GIVEN TASK – Look at the data below and print exactly the lines from its first line through the line with "return (B - y) / (B - T)"; the pictures stay out of the copy.

INFORMATION SHOWN –
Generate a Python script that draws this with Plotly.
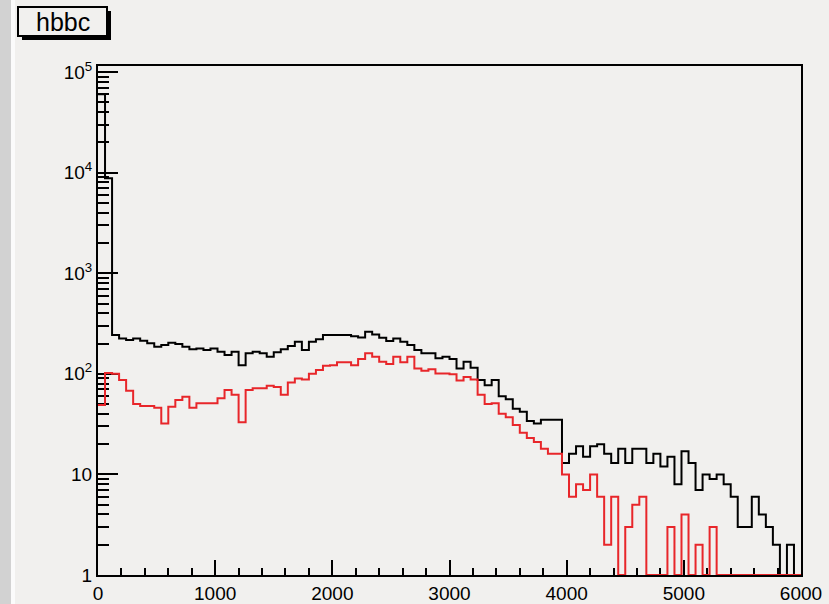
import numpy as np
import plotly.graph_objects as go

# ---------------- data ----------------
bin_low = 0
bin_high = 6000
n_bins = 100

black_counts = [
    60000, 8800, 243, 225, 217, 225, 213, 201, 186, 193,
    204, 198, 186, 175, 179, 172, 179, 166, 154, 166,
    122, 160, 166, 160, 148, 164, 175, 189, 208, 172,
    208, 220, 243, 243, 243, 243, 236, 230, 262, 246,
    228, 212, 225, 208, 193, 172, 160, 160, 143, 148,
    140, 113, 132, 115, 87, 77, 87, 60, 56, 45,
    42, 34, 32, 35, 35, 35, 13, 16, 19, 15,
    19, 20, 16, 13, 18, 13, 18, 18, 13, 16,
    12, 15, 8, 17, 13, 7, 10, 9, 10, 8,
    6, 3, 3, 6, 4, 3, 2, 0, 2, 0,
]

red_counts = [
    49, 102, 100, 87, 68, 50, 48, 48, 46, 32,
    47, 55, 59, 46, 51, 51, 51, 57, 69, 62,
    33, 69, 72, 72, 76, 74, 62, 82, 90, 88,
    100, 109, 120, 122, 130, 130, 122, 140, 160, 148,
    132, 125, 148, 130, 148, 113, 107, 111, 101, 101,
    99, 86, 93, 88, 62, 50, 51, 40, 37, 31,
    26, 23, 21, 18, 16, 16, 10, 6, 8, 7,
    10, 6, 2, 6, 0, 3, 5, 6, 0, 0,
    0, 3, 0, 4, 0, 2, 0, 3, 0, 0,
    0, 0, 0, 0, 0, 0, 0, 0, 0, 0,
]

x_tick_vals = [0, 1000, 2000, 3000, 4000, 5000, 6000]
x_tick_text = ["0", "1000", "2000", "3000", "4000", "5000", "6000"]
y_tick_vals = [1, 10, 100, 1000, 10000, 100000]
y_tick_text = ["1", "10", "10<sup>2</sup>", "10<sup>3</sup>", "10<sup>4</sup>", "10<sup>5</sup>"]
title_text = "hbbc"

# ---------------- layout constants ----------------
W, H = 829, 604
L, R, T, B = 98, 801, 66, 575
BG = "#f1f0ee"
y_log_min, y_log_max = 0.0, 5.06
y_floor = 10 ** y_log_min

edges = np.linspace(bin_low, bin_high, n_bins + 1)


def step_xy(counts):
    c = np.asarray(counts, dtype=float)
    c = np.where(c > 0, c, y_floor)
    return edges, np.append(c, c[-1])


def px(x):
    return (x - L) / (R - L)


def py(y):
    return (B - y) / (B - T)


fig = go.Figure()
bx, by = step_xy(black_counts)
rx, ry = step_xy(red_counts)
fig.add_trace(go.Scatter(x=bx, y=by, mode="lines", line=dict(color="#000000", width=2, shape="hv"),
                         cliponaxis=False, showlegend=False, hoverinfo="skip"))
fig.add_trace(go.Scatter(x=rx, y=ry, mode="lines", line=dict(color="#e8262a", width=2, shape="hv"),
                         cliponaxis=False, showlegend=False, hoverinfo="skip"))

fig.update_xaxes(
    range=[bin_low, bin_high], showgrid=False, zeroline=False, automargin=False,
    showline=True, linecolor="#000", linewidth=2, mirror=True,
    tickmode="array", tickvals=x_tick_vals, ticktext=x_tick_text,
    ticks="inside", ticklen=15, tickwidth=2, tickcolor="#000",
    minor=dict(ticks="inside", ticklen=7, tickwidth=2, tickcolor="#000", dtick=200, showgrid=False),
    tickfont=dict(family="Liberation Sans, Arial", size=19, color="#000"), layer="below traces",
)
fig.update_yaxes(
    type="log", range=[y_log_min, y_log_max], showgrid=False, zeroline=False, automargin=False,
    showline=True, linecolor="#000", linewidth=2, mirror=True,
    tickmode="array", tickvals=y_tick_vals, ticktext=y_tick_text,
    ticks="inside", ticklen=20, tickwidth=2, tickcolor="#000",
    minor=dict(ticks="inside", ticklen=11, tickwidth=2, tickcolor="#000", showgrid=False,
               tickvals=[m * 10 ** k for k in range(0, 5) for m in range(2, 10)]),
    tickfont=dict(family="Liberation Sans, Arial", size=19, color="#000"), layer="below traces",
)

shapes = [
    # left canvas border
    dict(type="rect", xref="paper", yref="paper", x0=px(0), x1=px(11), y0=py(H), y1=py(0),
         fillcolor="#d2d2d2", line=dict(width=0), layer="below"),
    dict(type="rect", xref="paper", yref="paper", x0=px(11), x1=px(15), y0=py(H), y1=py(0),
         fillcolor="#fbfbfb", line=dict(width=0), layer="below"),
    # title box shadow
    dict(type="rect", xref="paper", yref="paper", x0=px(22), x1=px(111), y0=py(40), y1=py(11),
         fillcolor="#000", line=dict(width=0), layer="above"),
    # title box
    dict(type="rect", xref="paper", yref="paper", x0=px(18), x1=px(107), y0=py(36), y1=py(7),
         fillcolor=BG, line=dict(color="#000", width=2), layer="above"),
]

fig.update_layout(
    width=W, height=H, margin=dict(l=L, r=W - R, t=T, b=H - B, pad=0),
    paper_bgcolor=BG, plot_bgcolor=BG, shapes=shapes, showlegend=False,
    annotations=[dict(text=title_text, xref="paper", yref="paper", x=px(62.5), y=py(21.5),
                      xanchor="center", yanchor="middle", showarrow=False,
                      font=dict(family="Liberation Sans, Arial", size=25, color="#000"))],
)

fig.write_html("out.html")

THE REPLY –
Generate a Python script that draws this with Plotly.
import numpy as np
import plotly.graph_objects as go

# ---------------- data ----------------
bin_low = 0
bin_high = 6000
n_bins = 100

black_counts = [
    60000, 8800, 243, 225, 217, 225, 213, 201, 186, 193,
    204, 198, 186, 175, 179, 172, 179, 166, 154, 166,
    122, 160, 166, 160, 148, 164, 175, 189, 208, 172,
    208, 220, 243, 243, 243, 243, 236, 230, 262, 246,
    228, 212, 225, 208, 193, 172, 160, 160, 143, 148,
    140, 113, 132, 115, 87, 77, 87, 60, 56, 45,
    42, 34, 32, 35, 35, 35, 13, 16, 19, 15,
    19, 20, 16, 13, 18, 13, 18, 18, 13, 16,
    12, 15, 8, 17, 13, 7, 10, 9, 10, 8,
    6, 3, 3, 6, 4, 3, 2, 0, 2, 0,
]

red_counts = [
    49, 102, 100, 87, 68, 50, 48, 48, 46, 32,
    47, 55, 59, 46, 51, 51, 51, 57, 69, 62,
    33, 69, 72, 72, 76, 74, 62, 82, 90, 88,
    100, 109, 120, 122, 130, 130, 122, 140, 160, 148,
    132, 125, 148, 130, 148, 113, 107, 111, 101, 101,
    99, 86, 93, 88, 62, 50, 51, 40, 37, 31,
    26, 23, 21, 18, 16, 16, 10, 6, 8, 7,
    10, 6, 2, 6, 0, 3, 5, 6, 0, 0,
    0, 3, 0, 4, 0, 2, 0, 3, 0, 0,
    0, 0, 0, 0, 0, 0, 0, 0, 0, 0,
]

x_tick_vals = [0, 1000, 2000, 3000, 4000, 5000, 6000]
x_tick_text = ["0", "1000", "2000", "3000", "4000", "5000", "6000"]
y_tick_vals = [1, 10, 100, 1000, 10000, 100000]
y_tick_text = ["1", "10", "10<sup>2</sup>", "10<sup>3</sup>", "10<sup>4</sup>", "10<sup>5</sup>"]
title_text = "hbbc"

# ---------------- layout constants ----------------
W, H = 829, 604
L, R, T, B = 98, 801, 66, 575
BG = "#f1f0ee"
y_log_min, y_log_max = 0.0, 5.06
y_floor = 10 ** y_log_min

edges = np.linspace(bin_low, bin_high, n_bins + 1)


def step_xy(counts):
    c = np.asarray(counts, dtype=float)
    c = np.where(c > 0, c, y_floor)
    return edges, np.append(c, c[-1])


def px(x):
    return (x - L) / (R - L)


def py(y):
    return (B - y) / (B - T)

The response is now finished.